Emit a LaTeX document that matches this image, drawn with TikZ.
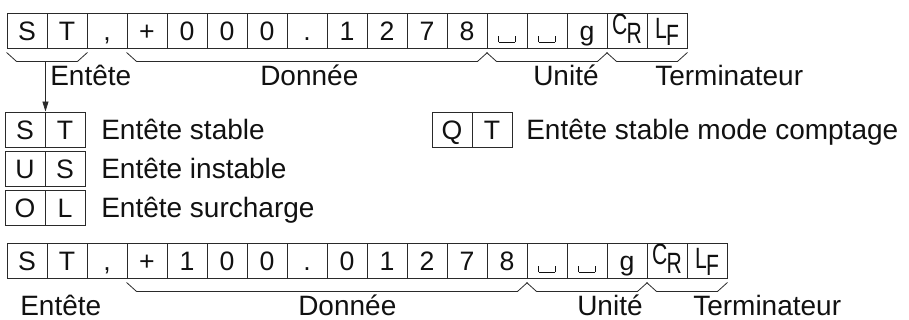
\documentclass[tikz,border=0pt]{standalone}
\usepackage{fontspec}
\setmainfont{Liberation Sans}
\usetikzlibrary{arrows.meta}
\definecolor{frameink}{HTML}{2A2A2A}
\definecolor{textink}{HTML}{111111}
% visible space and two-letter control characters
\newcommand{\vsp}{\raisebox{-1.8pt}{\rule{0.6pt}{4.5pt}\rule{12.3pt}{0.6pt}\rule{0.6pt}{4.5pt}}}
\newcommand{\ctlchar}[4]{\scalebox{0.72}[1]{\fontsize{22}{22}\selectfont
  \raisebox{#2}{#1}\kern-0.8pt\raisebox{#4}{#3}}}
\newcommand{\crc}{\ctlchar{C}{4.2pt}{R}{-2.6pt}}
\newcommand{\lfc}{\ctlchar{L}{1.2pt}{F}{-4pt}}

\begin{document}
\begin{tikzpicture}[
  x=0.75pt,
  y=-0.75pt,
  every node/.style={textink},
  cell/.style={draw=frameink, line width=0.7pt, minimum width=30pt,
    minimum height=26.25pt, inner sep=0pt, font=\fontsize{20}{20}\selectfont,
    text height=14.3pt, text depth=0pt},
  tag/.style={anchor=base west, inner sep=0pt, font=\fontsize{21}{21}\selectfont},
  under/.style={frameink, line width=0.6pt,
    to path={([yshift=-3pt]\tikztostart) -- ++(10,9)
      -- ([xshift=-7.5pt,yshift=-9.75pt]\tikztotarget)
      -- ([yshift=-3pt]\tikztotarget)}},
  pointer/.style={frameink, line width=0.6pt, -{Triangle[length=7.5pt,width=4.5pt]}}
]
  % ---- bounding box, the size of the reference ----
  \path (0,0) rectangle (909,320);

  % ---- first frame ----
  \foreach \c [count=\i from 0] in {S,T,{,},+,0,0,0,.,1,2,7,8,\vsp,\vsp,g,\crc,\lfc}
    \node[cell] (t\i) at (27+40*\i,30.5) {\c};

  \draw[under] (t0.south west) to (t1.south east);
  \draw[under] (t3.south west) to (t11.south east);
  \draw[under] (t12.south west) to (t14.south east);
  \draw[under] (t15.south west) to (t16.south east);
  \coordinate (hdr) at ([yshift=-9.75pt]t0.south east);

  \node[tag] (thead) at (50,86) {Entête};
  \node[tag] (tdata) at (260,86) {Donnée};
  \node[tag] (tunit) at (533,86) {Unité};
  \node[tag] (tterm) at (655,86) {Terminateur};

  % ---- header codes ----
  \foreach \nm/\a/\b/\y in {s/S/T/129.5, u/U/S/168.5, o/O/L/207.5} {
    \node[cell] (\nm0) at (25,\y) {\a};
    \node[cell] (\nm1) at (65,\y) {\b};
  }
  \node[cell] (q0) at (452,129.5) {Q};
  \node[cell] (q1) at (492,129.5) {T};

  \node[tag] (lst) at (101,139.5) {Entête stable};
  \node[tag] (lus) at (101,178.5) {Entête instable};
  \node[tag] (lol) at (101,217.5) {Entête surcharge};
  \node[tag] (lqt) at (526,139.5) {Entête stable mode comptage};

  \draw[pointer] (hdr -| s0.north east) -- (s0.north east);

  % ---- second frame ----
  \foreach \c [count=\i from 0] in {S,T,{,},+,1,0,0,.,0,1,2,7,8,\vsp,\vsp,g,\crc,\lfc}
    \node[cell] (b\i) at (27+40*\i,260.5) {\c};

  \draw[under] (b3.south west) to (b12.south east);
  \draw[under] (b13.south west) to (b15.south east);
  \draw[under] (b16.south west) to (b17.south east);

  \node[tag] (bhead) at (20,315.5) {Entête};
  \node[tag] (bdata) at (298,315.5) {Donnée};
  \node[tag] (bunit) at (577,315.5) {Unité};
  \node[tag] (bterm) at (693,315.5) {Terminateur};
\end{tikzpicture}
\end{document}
...
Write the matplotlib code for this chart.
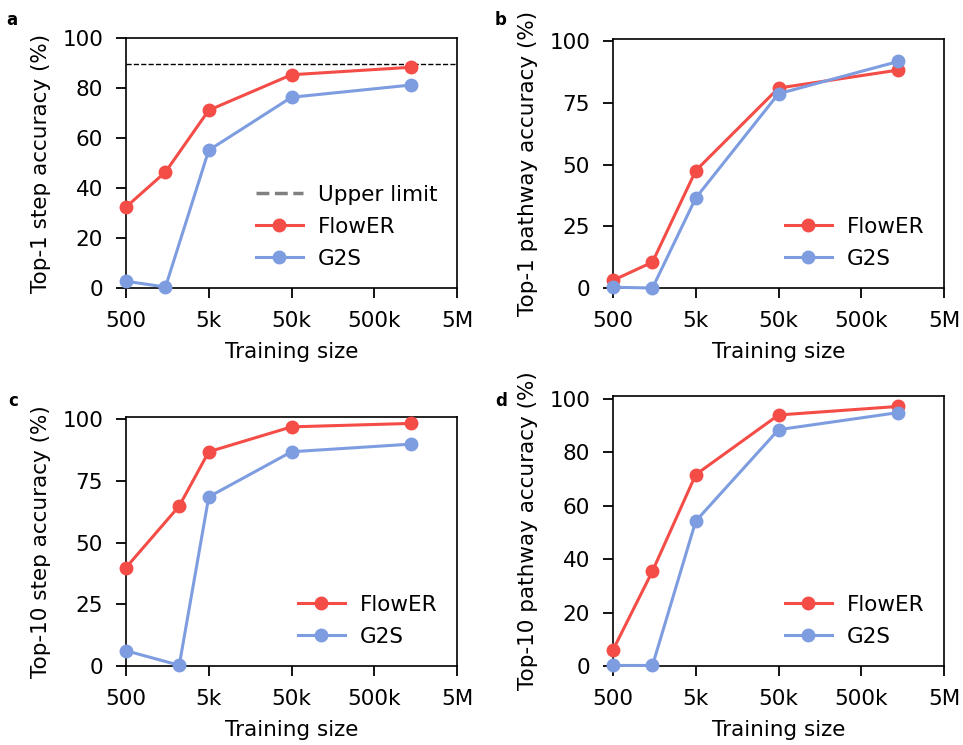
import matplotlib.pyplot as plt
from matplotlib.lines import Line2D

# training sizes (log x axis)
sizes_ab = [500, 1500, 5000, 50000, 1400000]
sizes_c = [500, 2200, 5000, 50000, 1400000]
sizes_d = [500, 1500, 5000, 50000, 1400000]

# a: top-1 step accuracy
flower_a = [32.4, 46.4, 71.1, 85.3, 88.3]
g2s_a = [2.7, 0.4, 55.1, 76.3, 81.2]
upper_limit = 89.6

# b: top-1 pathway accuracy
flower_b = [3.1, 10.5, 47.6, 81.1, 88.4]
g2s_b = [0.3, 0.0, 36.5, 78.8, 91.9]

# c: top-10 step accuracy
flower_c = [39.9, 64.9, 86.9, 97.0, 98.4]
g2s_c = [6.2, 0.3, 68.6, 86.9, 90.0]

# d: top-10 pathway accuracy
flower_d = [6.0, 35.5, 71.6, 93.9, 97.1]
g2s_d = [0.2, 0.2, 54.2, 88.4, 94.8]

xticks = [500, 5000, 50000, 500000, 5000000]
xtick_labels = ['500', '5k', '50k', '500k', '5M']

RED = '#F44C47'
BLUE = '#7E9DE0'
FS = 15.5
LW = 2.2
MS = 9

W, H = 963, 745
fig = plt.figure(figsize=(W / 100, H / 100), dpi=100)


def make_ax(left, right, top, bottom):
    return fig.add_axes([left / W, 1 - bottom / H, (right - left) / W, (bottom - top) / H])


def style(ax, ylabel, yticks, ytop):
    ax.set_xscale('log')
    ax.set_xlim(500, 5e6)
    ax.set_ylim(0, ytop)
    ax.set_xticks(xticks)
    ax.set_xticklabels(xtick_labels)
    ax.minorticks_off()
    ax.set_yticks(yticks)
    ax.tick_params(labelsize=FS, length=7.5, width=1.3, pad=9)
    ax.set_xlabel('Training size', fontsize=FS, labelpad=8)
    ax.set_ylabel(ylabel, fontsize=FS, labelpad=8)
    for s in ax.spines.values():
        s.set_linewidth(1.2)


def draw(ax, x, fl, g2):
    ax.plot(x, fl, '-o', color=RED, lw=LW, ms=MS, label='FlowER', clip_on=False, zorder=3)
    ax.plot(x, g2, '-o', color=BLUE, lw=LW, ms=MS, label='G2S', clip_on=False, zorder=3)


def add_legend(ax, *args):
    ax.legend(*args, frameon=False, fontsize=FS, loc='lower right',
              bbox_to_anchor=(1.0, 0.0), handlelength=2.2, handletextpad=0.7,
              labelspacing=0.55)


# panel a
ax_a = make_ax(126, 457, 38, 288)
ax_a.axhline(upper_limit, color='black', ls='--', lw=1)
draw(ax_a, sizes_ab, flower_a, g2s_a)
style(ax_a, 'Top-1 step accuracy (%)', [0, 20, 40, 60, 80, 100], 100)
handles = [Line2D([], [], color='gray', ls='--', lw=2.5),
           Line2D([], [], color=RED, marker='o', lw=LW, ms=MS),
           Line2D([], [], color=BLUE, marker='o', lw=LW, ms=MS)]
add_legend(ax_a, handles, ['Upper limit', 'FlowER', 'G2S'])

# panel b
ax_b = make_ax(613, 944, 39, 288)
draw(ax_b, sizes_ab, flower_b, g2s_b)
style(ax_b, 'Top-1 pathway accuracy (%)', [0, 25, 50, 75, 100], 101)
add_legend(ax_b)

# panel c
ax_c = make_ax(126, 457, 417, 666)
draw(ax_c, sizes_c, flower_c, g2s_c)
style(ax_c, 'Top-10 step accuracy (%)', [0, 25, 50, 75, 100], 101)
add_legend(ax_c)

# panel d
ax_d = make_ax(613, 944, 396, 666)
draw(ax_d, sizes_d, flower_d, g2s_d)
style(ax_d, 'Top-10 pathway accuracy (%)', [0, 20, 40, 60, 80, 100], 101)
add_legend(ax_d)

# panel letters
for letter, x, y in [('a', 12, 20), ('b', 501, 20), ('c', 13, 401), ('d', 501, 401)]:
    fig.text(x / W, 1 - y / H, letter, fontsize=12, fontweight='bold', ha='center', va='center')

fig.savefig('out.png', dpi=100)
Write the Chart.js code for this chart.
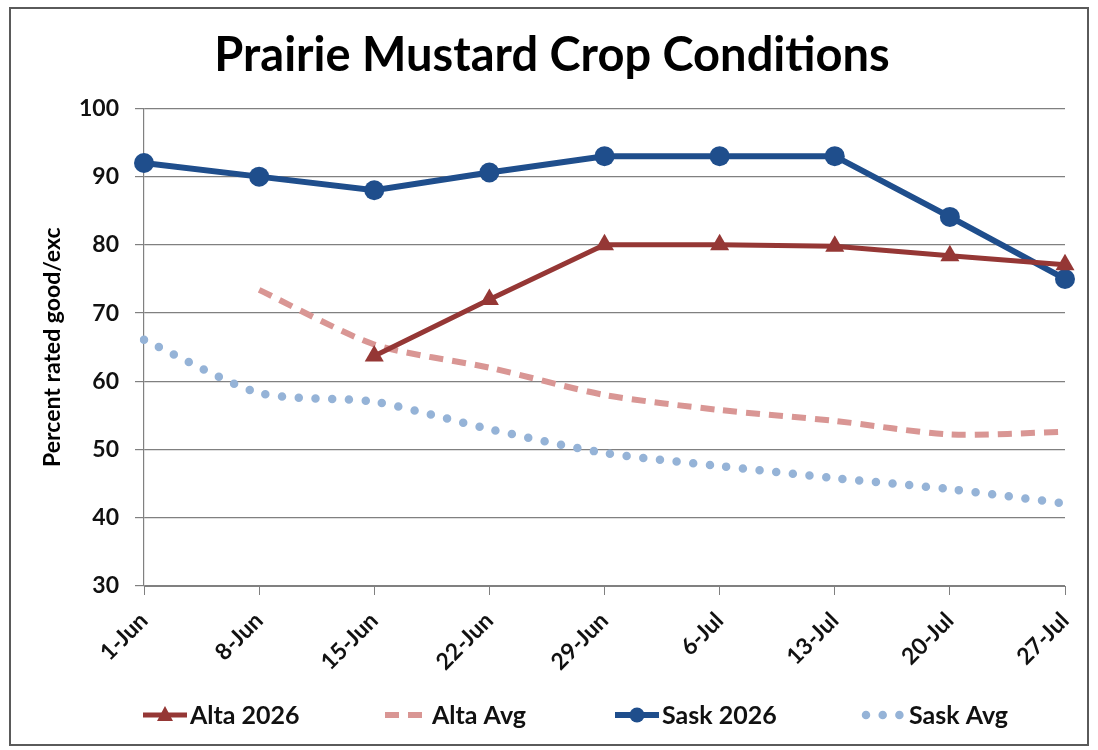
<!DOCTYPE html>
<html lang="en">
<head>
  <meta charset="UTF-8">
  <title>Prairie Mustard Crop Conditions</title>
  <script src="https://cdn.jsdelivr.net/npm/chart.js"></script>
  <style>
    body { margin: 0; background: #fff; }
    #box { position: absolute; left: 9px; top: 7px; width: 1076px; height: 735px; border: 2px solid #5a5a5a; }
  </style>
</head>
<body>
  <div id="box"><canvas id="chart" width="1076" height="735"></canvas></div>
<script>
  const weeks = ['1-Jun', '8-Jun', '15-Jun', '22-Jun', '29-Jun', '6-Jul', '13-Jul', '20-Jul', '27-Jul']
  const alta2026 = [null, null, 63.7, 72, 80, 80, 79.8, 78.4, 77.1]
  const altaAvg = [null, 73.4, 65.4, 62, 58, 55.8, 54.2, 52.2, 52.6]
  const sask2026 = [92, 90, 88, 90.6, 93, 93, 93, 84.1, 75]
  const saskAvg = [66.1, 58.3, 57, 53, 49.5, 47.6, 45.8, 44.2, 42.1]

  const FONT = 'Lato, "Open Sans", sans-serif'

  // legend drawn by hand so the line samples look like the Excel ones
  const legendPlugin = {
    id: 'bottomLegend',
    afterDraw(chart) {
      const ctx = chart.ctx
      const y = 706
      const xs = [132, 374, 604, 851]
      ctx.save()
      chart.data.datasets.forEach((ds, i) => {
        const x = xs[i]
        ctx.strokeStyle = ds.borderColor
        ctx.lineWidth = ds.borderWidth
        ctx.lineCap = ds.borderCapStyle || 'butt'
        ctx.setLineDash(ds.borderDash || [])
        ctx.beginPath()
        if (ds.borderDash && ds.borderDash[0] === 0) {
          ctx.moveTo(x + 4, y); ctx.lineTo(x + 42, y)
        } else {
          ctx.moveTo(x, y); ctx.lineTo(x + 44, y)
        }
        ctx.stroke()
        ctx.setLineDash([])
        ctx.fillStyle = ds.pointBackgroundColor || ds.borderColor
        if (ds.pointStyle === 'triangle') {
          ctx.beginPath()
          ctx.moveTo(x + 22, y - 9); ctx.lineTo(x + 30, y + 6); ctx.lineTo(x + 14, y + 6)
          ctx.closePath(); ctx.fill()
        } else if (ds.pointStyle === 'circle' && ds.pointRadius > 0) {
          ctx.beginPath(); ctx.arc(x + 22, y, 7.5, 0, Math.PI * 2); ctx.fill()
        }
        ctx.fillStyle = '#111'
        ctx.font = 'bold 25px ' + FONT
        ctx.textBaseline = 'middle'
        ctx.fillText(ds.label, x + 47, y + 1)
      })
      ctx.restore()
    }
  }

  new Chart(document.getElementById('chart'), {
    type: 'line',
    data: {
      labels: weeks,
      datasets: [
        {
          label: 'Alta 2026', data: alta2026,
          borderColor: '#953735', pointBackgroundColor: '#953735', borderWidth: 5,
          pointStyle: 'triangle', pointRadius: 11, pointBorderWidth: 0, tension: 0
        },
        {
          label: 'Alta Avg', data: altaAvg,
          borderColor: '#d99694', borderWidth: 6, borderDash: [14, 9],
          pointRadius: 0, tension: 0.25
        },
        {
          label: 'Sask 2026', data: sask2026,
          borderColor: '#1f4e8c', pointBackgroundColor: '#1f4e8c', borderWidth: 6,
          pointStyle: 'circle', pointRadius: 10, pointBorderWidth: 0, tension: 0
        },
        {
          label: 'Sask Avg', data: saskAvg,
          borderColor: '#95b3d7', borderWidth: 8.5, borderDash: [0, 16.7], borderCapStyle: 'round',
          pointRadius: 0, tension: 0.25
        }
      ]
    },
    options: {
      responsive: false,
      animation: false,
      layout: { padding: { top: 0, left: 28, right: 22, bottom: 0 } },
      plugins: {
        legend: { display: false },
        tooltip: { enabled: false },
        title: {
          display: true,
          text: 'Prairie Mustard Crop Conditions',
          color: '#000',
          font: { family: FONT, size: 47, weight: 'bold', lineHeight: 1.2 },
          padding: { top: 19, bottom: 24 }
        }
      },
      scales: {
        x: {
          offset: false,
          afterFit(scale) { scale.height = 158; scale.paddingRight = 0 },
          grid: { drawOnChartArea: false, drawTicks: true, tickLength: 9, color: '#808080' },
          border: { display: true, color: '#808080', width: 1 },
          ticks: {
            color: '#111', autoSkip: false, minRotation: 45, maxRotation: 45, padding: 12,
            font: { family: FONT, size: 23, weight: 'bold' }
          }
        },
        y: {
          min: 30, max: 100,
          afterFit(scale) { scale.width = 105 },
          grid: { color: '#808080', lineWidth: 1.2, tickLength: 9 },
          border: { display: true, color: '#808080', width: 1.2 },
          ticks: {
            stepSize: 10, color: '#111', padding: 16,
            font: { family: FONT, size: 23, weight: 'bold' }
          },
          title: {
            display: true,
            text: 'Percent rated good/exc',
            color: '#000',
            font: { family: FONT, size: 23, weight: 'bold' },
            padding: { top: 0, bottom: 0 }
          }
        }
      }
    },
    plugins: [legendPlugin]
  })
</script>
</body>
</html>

**Task brief:** Beginning with the line above that contains "Emit a LaTeX" and finishing with the line that contains "(0,0) rectangle (909,320);", print those lines exactly and only. Skip all pictures.

**Written response:**
Emit a LaTeX document that matches this image, drawn with TikZ.
\documentclass[tikz,border=0pt]{standalone}
\usepackage{fontspec}
\setmainfont{Liberation Sans}
\usetikzlibrary{arrows.meta}
\definecolor{frameink}{HTML}{2A2A2A}
\definecolor{textink}{HTML}{111111}
% visible space and two-letter control characters
\newcommand{\vsp}{\raisebox{-1.8pt}{\rule{0.6pt}{4.5pt}\rule{12.3pt}{0.6pt}\rule{0.6pt}{4.5pt}}}
\newcommand{\ctlchar}[4]{\scalebox{0.72}[1]{\fontsize{22}{22}\selectfont
  \raisebox{#2}{#1}\kern-0.8pt\raisebox{#4}{#3}}}
\newcommand{\crc}{\ctlchar{C}{4.2pt}{R}{-2.6pt}}
\newcommand{\lfc}{\ctlchar{L}{1.2pt}{F}{-4pt}}

\begin{document}
\begin{tikzpicture}[
  x=0.75pt,
  y=-0.75pt,
  every node/.style={textink},
  cell/.style={draw=frameink, line width=0.7pt, minimum width=30pt,
    minimum height=26.25pt, inner sep=0pt, font=\fontsize{20}{20}\selectfont,
    text height=14.3pt, text depth=0pt},
  tag/.style={anchor=base west, inner sep=0pt, font=\fontsize{21}{21}\selectfont},
  under/.style={frameink, line width=0.6pt,
    to path={([yshift=-3pt]\tikztostart) -- ++(10,9)
      -- ([xshift=-7.5pt,yshift=-9.75pt]\tikztotarget)
      -- ([yshift=-3pt]\tikztotarget)}},
  pointer/.style={frameink, line width=0.6pt, -{Triangle[length=7.5pt,width=4.5pt]}}
]
  % ---- bounding box, the size of the reference ----
  \path (0,0) rectangle (909,320);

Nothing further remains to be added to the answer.